Average retirement age inches up in 2019
Published : 02 Mar 2020, 20:15
Updated : 03 Mar 2020, 06:41
In 2019, people in the country retired on an oldage pension at the average age of 61.5 years. In practice, that means a year-on-year increase of two months, said the Finnish Centre for Pensions in a press release.
Last year, a total of 44,500 persons retired on an oldage pension, posting a 10 per cent drop from the corresponding number in 2018.
The increase in the retirement age agreed on in the 2017 pension reform has raised the average effective retirement age and reduced the number of new retirees on oldage pension. At the same time, working lives have also been extended.

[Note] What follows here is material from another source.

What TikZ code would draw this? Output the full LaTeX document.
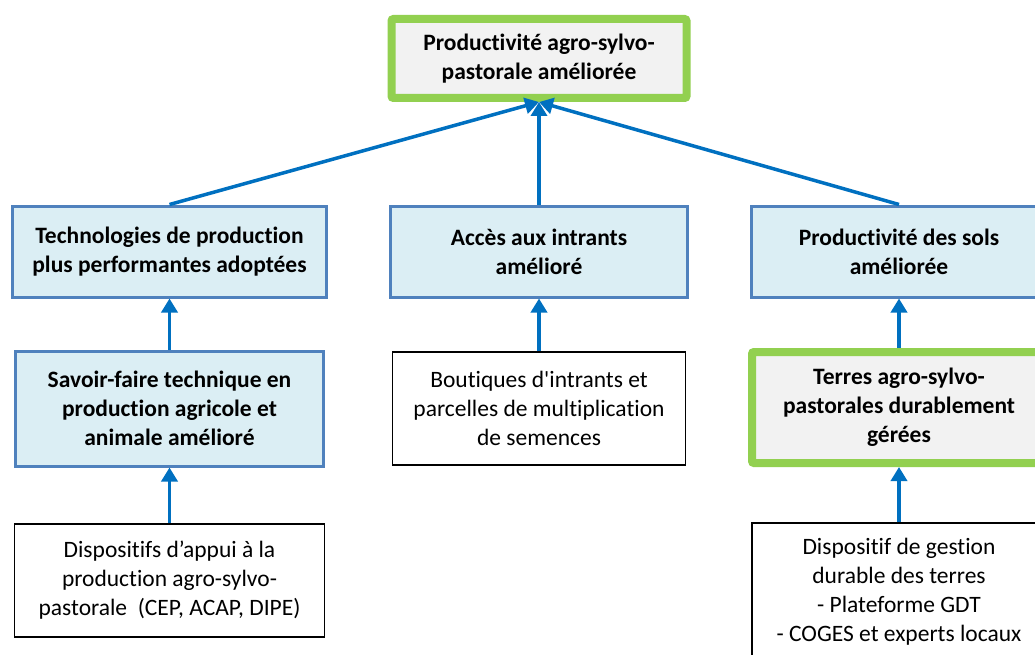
\documentclass[tikz,border=0pt]{standalone}
\usepackage{fontspec}
\setmainfont{Carlito}[Ligatures=NoCommon]
\usetikzlibrary{arrows.meta}
\definecolor{vert}{HTML}{92D050}
\definecolor{grisfond}{HTML}{F2F2F2}
\definecolor{bleufond}{HTML}{DBEEF4}
\definecolor{bleubord}{HTML}{4F81BD}
\definecolor{bleufleche}{HTML}{0070C0}
\begin{document}
\begin{tikzpicture}[x=1pt, y=-1pt,
	every node/.style={align=center, inner sep=3pt, font=\fontsize{23.5}{29}\selectfont},
	resultat/.style={draw=vert, line width=8pt, fill=grisfond, rounded corners=2pt, font=\bfseries\fontsize{23.5}{29}\selectfont},
	effet/.style={draw=bleubord, line width=3pt, fill=bleufond, font=\bfseries\fontsize{23.5}{29}\selectfont},
	moyen/.style={draw=black, line width=1.2pt, fill=white},
	fleche/.style={draw=bleufleche, line width=3.5pt, -{Triangle[length=14pt,width=16pt]}}]
	\path[use as bounding box, clip] (0,0) rectangle (1035,655);
	
	\node[resultat, minimum width=295pt, minimum height=79pt] (prod) at (539,58.5) {Productivité agro-sylvo-\\pastorale améliorée};
	
	\node[effet, minimum width=314pt, minimum height=91pt] (techno) at (169.5,251.5) {Technologies de production\\plus performantes adoptées};
	\node[effet, minimum width=297pt, minimum height=91pt] (acces) at (539,251.5) {Accès aux intrants\\amélioré};
	\node[effet, minimum width=296pt, minimum height=91pt] (sols) at (899,251.5) {Productivité des sols\\améliorée};
	
	\node[effet, minimum width=308pt, minimum height=115pt] (savoir) at (169.5,408.5) {Savoir-faire technique en\\production agricole et\\animale amélioré};
	\node[moyen, minimum width=293pt, minimum height=113pt] (boutiques) at (539,408.5) {Boutiques d\textquotesingle intrants et\\parcelles de multiplication\\de semences};
	\node[resultat, minimum width=294pt, minimum height=111pt] (terres) at (899,407.5) {Terres agro-sylvo-\\pastorales durablement\\gérées};
	
	\node[moyen, minimum width=310pt, minimum height=113pt] (appui) at (169.5,580.5) {Dispositifs d’appui à la\\production agro-sylvo-\\pastorale\ \ (CEP, ACAP, DIPE)};
	\node[moyen, minimum width=294pt, minimum height=137pt] (gestion) at (899,591.5) {Dispositif de gestion\\durable des terres\\- Plateforme GDT\\- COGES et experts locaux};
	
	\draw[fleche] (techno.north) -- (prod.south);
	\draw[fleche] (acces.north) -- (prod.south);
	\draw[fleche] (sols.north) -- (prod.south);
	\draw[fleche] (savoir.north) -- (techno.south);
	\draw[fleche] (boutiques.north) -- (acces.south);
	\draw[fleche] (terres.north) -- (sols.south);
	\draw[fleche] (appui.north) -- (savoir.south);
	\draw[fleche] (gestion.north) -- (terres.south);
\end{tikzpicture}
\end{document}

The average effective retirement age has risen by 2.7 years since the beginning of the century. The goal is for the average effective retirement age to be 62.4 years in 2025 at the latest. To reach that goal, the effective retirement age would have to rise by an ample 10 per cent each year.
“At the moment it would seem that we can reach the target set for the increase in the effective retirement age since people retire on oldage pension at increasingly higher ages. What is worrisome is the increase in the number of new disability pension recipients,” said Finnish Centre for Pensions Development Manager Jari Kannisto.

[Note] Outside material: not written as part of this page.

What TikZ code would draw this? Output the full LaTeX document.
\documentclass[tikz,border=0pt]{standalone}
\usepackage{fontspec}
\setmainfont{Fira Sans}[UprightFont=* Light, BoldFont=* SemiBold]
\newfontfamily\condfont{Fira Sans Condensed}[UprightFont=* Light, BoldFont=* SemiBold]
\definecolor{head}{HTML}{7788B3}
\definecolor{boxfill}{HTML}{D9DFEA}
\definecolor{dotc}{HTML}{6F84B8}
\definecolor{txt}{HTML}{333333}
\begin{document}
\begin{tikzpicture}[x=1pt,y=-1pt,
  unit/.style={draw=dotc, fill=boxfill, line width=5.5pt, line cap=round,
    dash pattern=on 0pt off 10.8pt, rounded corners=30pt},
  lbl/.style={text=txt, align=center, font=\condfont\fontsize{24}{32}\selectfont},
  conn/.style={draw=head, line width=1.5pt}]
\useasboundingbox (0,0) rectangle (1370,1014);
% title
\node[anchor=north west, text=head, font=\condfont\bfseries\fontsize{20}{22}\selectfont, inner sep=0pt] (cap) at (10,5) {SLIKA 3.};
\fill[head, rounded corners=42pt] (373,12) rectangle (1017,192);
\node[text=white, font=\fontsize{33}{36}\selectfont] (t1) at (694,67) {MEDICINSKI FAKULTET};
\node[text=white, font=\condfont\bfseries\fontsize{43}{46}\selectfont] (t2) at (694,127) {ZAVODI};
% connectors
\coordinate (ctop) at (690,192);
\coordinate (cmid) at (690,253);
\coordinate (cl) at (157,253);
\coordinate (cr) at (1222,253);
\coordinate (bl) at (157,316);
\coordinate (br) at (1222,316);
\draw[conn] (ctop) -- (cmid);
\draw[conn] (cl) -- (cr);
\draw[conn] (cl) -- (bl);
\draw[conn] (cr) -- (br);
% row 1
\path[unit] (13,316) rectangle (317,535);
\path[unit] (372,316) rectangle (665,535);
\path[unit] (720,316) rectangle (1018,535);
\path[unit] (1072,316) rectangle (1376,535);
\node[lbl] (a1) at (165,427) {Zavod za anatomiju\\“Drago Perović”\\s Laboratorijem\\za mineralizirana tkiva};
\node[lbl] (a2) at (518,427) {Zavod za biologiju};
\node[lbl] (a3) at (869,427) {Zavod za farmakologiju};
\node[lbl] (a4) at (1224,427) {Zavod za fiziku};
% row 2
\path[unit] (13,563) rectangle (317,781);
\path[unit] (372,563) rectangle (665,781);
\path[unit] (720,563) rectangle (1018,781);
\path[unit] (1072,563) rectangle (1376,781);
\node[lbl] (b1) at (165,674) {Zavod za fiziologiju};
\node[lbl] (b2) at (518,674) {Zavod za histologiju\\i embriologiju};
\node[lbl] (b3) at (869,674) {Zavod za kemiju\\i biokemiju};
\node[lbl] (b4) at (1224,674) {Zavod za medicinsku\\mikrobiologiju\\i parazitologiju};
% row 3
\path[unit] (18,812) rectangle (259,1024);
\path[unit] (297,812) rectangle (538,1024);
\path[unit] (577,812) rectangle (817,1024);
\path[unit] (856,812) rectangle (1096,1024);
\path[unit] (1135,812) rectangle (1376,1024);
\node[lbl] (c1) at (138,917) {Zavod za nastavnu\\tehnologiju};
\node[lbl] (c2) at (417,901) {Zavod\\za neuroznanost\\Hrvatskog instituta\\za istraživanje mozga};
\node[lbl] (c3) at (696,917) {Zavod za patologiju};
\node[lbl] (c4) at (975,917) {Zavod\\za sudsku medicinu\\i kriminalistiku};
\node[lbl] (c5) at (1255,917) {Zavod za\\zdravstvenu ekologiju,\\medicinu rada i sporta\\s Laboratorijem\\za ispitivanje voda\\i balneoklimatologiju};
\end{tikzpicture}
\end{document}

In 2019, the expected effective retirement age for 25-year-olds was 61.5 years and for 50-year-olds 63.3 years. The expected effective retirement age will come true if the retirement and mortality rates remain on the level of the statistical year.
In 2019, approximately 65,000 persons retired on an earnings-related pension. Of them, 44,500 persons (71%) retired on an old-age pension.
This was 4.400 persons (9%) less than in 2018.
The number of new retirees on a disability pension grew slightly in 2019 compared to that in 2018. Roughly 20,300 persons retired on a disability pension in 2019, which was 400 persons more than in 2018.
“Unfortunately it seems that retirement on a disability pension has become more common among young women,” Kannisto explained.